Provided data:
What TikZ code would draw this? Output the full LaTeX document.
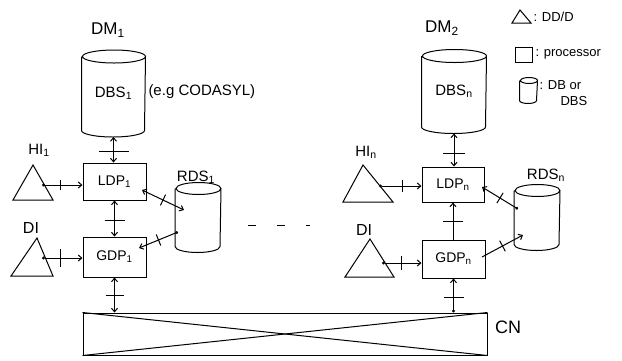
\documentclass[tikz,border=0pt]{standalone}
\usepackage{fontspec}
\setmainfont{Liberation Sans}
\usetikzlibrary{arrows.meta,decorations.markings,calc}
\tikzset{
  tipb/.tip={Straight Barb[length=3.5pt,width=6pt]},
  dotb/.tip={Circle[open,length=3pt]}
}
% cylinder outline around a named rectangular node: #1 name, #2 x radius, #3 y radius
\newcommand\cylbody[3]{%
  \draw ([yshift=-#3]#1.north west) -- ([yshift=#3]#1.south west)
    arc[start angle=180,end angle=360,x radius=#2,y radius=#3]
    -- ([yshift=-#3]#1.north east)
    arc[start angle=0,end angle=360,x radius=#2,y radius=#3];}
\begin{document}
\begin{tikzpicture}[x=1pt,y=-1pt,line width=1pt,
  proc/.style={draw, rectangle, inner sep=0pt, font=\fontsize{14}{16}\selectfont},
  db/.style={rectangle, inner sep=0pt, font=\fontsize{15}{17}\selectfont},
  lab/.style={inner sep=0pt, font=\fontsize{15}{17}\selectfont},
  leg/.style={inner sep=0pt, anchor=west, font=\fontsize{13}{15}\selectfont},
  tk/.style 2 args={postaction={decorate,decoration={markings,
      mark=at position #1 with {\draw[-,line width=1pt] (0pt,-#2pt) -- (0pt,#2pt);}}}},
  con/.style={line width=1pt}]
\useasboundingbox (0,0) rectangle (622,360);

% databases
\node[db, minimum width=63, minimum height=86] (dbs1) at (113.5,93.5) {DBS\textsubscript{1}};
\cylbody{dbs1}{31.5pt}{6.5pt}
\node[db, minimum width=64, minimum height=83] (dbsn) at (454,91.5) {DBS\textsubscript{n}};
\cylbody{dbsn}{32pt}{6.5pt}
\node[db, minimum width=45, minimum height=69] (rds1) at (198,217.5) {};
\cylbody{rds1}{22.5pt}{6pt}
\node[db, minimum width=45, minimum height=65] (rdsn) at (537,217.5) {};
\cylbody{rdsn}{22.5pt}{6pt}

% processors
\node[proc, minimum width=63, minimum height=37] (ldp1) at (114.5,181.5) {LDP\textsubscript{1}};
\node[proc, minimum width=63, minimum height=40] (gdp1) at (114.5,257) {GDP\textsubscript{1}};
\node[proc, minimum width=62, minimum height=35] (ldpn) at (453,184.5) {LDP\textsubscript{n}};
\node[proc, minimum width=63, minimum height=38] (gdpn) at (453.5,259) {GDP\textsubscript{n}};

% communication network
\node[draw, rectangle, minimum width=404, minimum height=42, inner sep=0pt] (cn) at (285,334) {};
\draw (cn.north west) -- (cn.south east);
\draw (cn.south west) -- (cn.north east);

% DD/D triangles
\draw (33,165) -- (53,200) -- (13,200) -- cycle;
\coordinate (hi1) at (42,185);
\draw (37,238) -- (53,276) -- (11,276) -- cycle;
\coordinate (di1) at (42,258);
\draw (363,165) -- (393,202) -- (343,202) -- cycle;
\coordinate (hin) at (379,186);
\draw (370,239) -- (394,277) -- (345,277) -- cycle;
\coordinate (din) at (382,263);

% connector end points on diagonals
\coordinate (l1r) at (142,190);
\coordinate (r1l) at (184,210);
\coordinate (r1g) at (178,232);
\coordinate (g1r) at (139,248);
\coordinate (lnr) at (482,187);
\coordinate (rnl) at (518,209);
\coordinate (gnr) at (482,257);
\coordinate (rng) at (523,235);

% labels
\node[lab, font=\fontsize{17}{19}\selectfont] (dm1) at (108,30) {DM\textsubscript{1}};
\node[lab, font=\fontsize{17}{19}\selectfont] (dm2) at (442,28) {DM\textsubscript{2}};
\node[lab, anchor=west] (eg) at (148,92) {(e.g CODASYL)};
\node[lab] (hi1l) at (39,150) {HI\textsubscript{1}};
\node[lab, font=\fontsize{16}{18}\selectfont] (di1l) at (31,228) {DI};
\node[lab] (rds1l) at (196,177) {RDS\textsubscript{1}};
\node[lab] (hinl) at (366,152) {HI\textsubscript{n}};
\node[lab, font=\fontsize{16}{18}\selectfont] (dinl) at (364,230) {DI};
\node[lab] (rdsnl) at (546,175) {RDS\textsubscript{n}};
\node[lab, font=\fontsize{18}{20}\selectfont] (cnl) at (508,327) {CN};

% left connectors
\draw[con,{tipb}-{tipb},tk={0.55}{15}] (dbs1.south) -- (dbs1.south |- ldp1.north);
\draw[con,{dotb}-{tipb},tk={0.45}{5}] (hi1) -- (hi1 -| ldp1.west);
\draw[con,{tipb}-{tipb},tk={0.5}{6}] (l1r) -- (r1l);
\draw[con,{tipb}-{tipb},tk={0.55}{10}] (ldp1.south) -- (ldp1.south |- gdp1.north);
\draw[con,{dotb}-{tipb},tk={0.5}{6}] (r1g) -- (g1r);
\draw[con,{dotb}-{tipb},tk={0.45}{9}] (di1) -- (di1 -| gdp1.west);
\draw[con,{tipb}-{tipb},tk={0.5}{9}] (gdp1.south) -- (gdp1.south |- cn.north);

% right connectors
\draw[con,{tipb}-{tipb},tk={0.6}{11}] (dbsn.south) -- (dbsn.south |- ldpn.north);
\draw[con,{dotb}-{tipb},tk={0.55}{6}] (hin) -- (hin -| ldpn.west);
\draw[con,{dotb}-{tipb},tk={0.5}{6}] (rnl) -- (lnr);
\draw[con,-{tipb},tk={0.5}{10}] (ldpn.south |- gdpn.north) -- (ldpn.south);
\draw[con,-{tipb},tk={0.5}{6}] (gnr) -- (rng);
\draw[con,{dotb}-{tipb},tk={0.5}{7}] (din) -- (din -| gdpn.west);
\draw[con,{dotb}-{tipb},tk={0.45}{10}] (gdpn.south |- cn.north) -- (gdpn.south);

% ellipsis
\draw[dash pattern=on 8pt off 21pt] (248,225) -- (310,225);

% legend
\draw (520,10) -- (531,23) -- (512,23) -- cycle;
\node[leg] (lg1) at (533,17) {: DD/D};
\node[draw, rectangle, minimum width=17, minimum height=15, inner sep=0pt] (lgp) at (523.5,54.5) {};
\node[leg] (lg2) at (535,54) {: processor};
\node[db, minimum width=17, minimum height=25] (lgd) at (528.5,90.5) {};
\cylbody{lgd}{8.5pt}{3pt}
\node[leg] (lg3) at (539,85) {: DB or};
\node[leg] (lg4) at (560,101) {DBS};
\end{tikzpicture}
\end{document}
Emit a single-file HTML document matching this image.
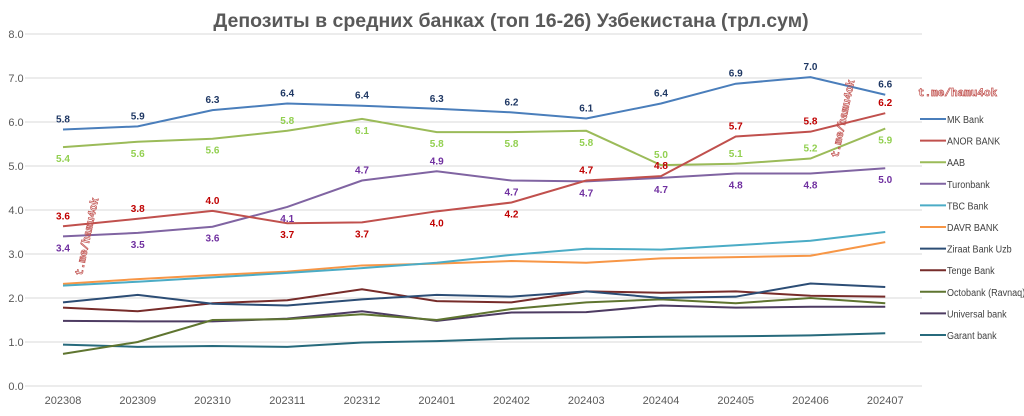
<!DOCTYPE html>
<html><head><meta charset="utf-8"><style>
body{margin:0;background:#fff}
svg{font-family:"Liberation Sans",sans-serif}
</style></head><body>
<svg id="c" width="1024" height="411" xmlns="http://www.w3.org/2000/svg">
<text x="511" y="27" text-anchor="middle" font-size="19.5" font-weight="bold" fill="#595959">Депозиты в средних банках (топ 16-26) Узбекистана (трл.сум)</text>
</svg>
<script>
const s=document.getElementById('c'),NS='http://www.w3.org/2000/svg';
function el(t,a,txt){const e=document.createElementNS(NS,t);for(const k in a)e.setAttribute(k,a[k]);if(txt!==undefined)e.textContent=txt;s.appendChild(e);return e;}
const X=i=>63+i*74.75, Y=v=>386-v*44;
for(let v=0;v<=8;v++){el('line',{x1:25,x2:922,y1:Y(v),y2:Y(v),stroke:'#d9d9d9','stroke-width':1});
el('text',{x:16,y:Y(v)+4,'text-anchor':'middle','font-size':11,fill:'#595959'},v.toFixed(1));}
const cats=['202308','202309','202310','202311','202312','202401','202402','202403','202404','202405','202406','202407'];
cats.forEach((c,i)=>el('text',{x:X(i),y:404,'text-anchor':'middle','font-size':11,fill:'#595959'},c));
const S=[
['MK Bank','#4a7ebb',[5.83,5.9,6.27,6.42,6.37,6.3,6.22,6.08,6.42,6.87,7.02,6.62],'#1f3864',-1],
['ANOR BANK','#c0504d',[3.63,3.8,3.98,3.7,3.72,3.97,4.17,4.67,4.77,5.67,5.78,6.2],'#c00000',-1],
['AAB','#9bbb59',[5.43,5.55,5.62,5.8,6.07,5.77,5.77,5.8,5.02,5.05,5.17,5.85],'#92d050',1],
['Turonbank','#8064a2',[3.4,3.48,3.62,4.07,4.67,4.88,4.67,4.65,4.73,4.83,4.83,4.95],'#7030a0',1],
['TBC Bank','#4bacc6',[2.28,2.37,2.47,2.57,2.68,2.8,2.98,3.12,3.1,3.2,3.3,3.5]],
['DAVR BANK','#f79646',[2.32,2.43,2.52,2.6,2.74,2.78,2.84,2.8,2.9,2.93,2.96,3.27]],
['Ziraat Bank Uzb','#2c4d75',[1.9,2.07,1.87,1.83,1.97,2.07,2.03,2.15,2.0,2.03,2.33,2.25]],
['Tenge Bank','#772c2a',[1.78,1.7,1.88,1.95,2.2,1.93,1.9,2.15,2.12,2.15,2.05,2.03]],
['Octobank (Ravnaq)','#5f7530',[0.73,1.0,1.5,1.52,1.63,1.5,1.75,1.9,1.97,1.88,2.0,1.88]],
['Universal bank','#4d3b62',[1.48,1.47,1.47,1.53,1.7,1.48,1.67,1.68,1.83,1.78,1.8,1.8]],
['Garant bank','#276a7c',[0.94,0.89,0.91,0.89,0.99,1.02,1.08,1.1,1.12,1.13,1.15,1.2]]];
const dirs=[
 [-1,-1,-1,-1,-1,-1,-1,-1,-1,-1,-1,-1],
 [-1,-1,-1,1,1,1,1,-1,-1,-1,-1,-1],
 [1,1,1,-1,1,1,1,1,-1,-1,-1,1],
 [1,1,1,1,-1,-1,1,1,1,1,1,1]];
S.slice().reverse().forEach(d=>{el('polyline',{points:d[2].map((v,i)=>X(i)+','+Y(v)).join(' '),fill:'none',stroke:d[1],'stroke-width':2});});
const shown=[[5.8,5.9,6.3,6.4,6.4,6.3,6.2,6.1,6.4,6.9,7.0,6.6],[3.6,3.8,4.0,3.7,3.7,4.0,4.2,4.7,4.8,5.7,5.8,6.2],[5.4,5.6,5.6,5.8,6.1,5.8,5.8,5.8,5.0,5.1,5.2,5.9],[3.4,3.5,3.6,4.1,4.7,4.9,4.7,4.7,4.7,4.8,4.8,5.0]];
for(let k=0;k<4;k++){const d=S[k];d[2].forEach((v,i)=>{const dir=dirs[k][i];
el('text',{x:X(i),y:dir<0?Y(v)-7:Y(v)+15,'text-anchor':'middle','font-size':10,'font-weight':'bold',fill:d[3]},shown[k][i].toFixed(1));});}
S.forEach((d,i)=>{const y=119+i*21.6;el('line',{x1:920,x2:946,y1:y,y2:y,stroke:d[1],'stroke-width':2});
el('text',{x:0,y:0,transform:`translate(947,${y+4}) scale(0.86,1)`,'font-size':10.5,fill:'#404040'},d[0]);});
const wm={'font-family':'Liberation Mono,monospace','font-weight':'bold','font-size':11,fill:'none',stroke:'#c0504d','stroke-width':0.7};
el('text',Object.assign({x:918,y:96},wm),'t.me/hamu4ok');
el('text',Object.assign({x:0,y:0,transform:'translate(82,276) rotate(-78)'},wm),'t.me/hamu4ok');
el('text',Object.assign({x:0,y:0,transform:'translate(838,158) rotate(-78)'},wm),'t.me/hamu4ok');
</script>
</body></html>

Aim: Copy, word for word, the entries above from the first line to the line that holds "width=63, minimum height=38]". Drop the pictures.

Worked solution:
What TikZ code would draw this? Output the full LaTeX document.
\documentclass[tikz,border=0pt]{standalone}
\usepackage{fontspec}
\setmainfont{Liberation Sans}
\usetikzlibrary{arrows.meta,decorations.markings,calc}
\tikzset{
  tipb/.tip={Straight Barb[length=3.5pt,width=6pt]},
  dotb/.tip={Circle[open,length=3pt]}
}
% cylinder outline around a named rectangular node: #1 name, #2 x radius, #3 y radius
\newcommand\cylbody[3]{%
  \draw ([yshift=-#3]#1.north west) -- ([yshift=#3]#1.south west)
    arc[start angle=180,end angle=360,x radius=#2,y radius=#3]
    -- ([yshift=-#3]#1.north east)
    arc[start angle=0,end angle=360,x radius=#2,y radius=#3];}
\begin{document}
\begin{tikzpicture}[x=1pt,y=-1pt,line width=1pt,
  proc/.style={draw, rectangle, inner sep=0pt, font=\fontsize{14}{16}\selectfont},
  db/.style={rectangle, inner sep=0pt, font=\fontsize{15}{17}\selectfont},
  lab/.style={inner sep=0pt, font=\fontsize{15}{17}\selectfont},
  leg/.style={inner sep=0pt, anchor=west, font=\fontsize{13}{15}\selectfont},
  tk/.style 2 args={postaction={decorate,decoration={markings,
      mark=at position #1 with {\draw[-,line width=1pt] (0pt,-#2pt) -- (0pt,#2pt);}}}},
  con/.style={line width=1pt}]
\useasboundingbox (0,0) rectangle (622,360);

% databases
\node[db, minimum width=63, minimum height=86] (dbs1) at (113.5,93.5) {DBS\textsubscript{1}};
\cylbody{dbs1}{31.5pt}{6.5pt}
\node[db, minimum width=64, minimum height=83] (dbsn) at (454,91.5) {DBS\textsubscript{n}};
\cylbody{dbsn}{32pt}{6.5pt}
\node[db, minimum width=45, minimum height=69] (rds1) at (198,217.5) {};
\cylbody{rds1}{22.5pt}{6pt}
\node[db, minimum width=45, minimum height=65] (rdsn) at (537,217.5) {};
\cylbody{rdsn}{22.5pt}{6pt}

% processors
\node[proc, minimum width=63, minimum height=37] (ldp1) at (114.5,181.5) {LDP\textsubscript{1}};
\node[proc, minimum width=63, minimum height=40] (gdp1) at (114.5,257) {GDP\textsubscript{1}};
\node[proc, minimum width=62, minimum height=35] (ldpn) at (453,184.5) {LDP\textsubscript{n}};
\node[proc, minimum width=63, minimum height=38] (gdpn) at (453.5,259) {GDP\textsubscript{n}};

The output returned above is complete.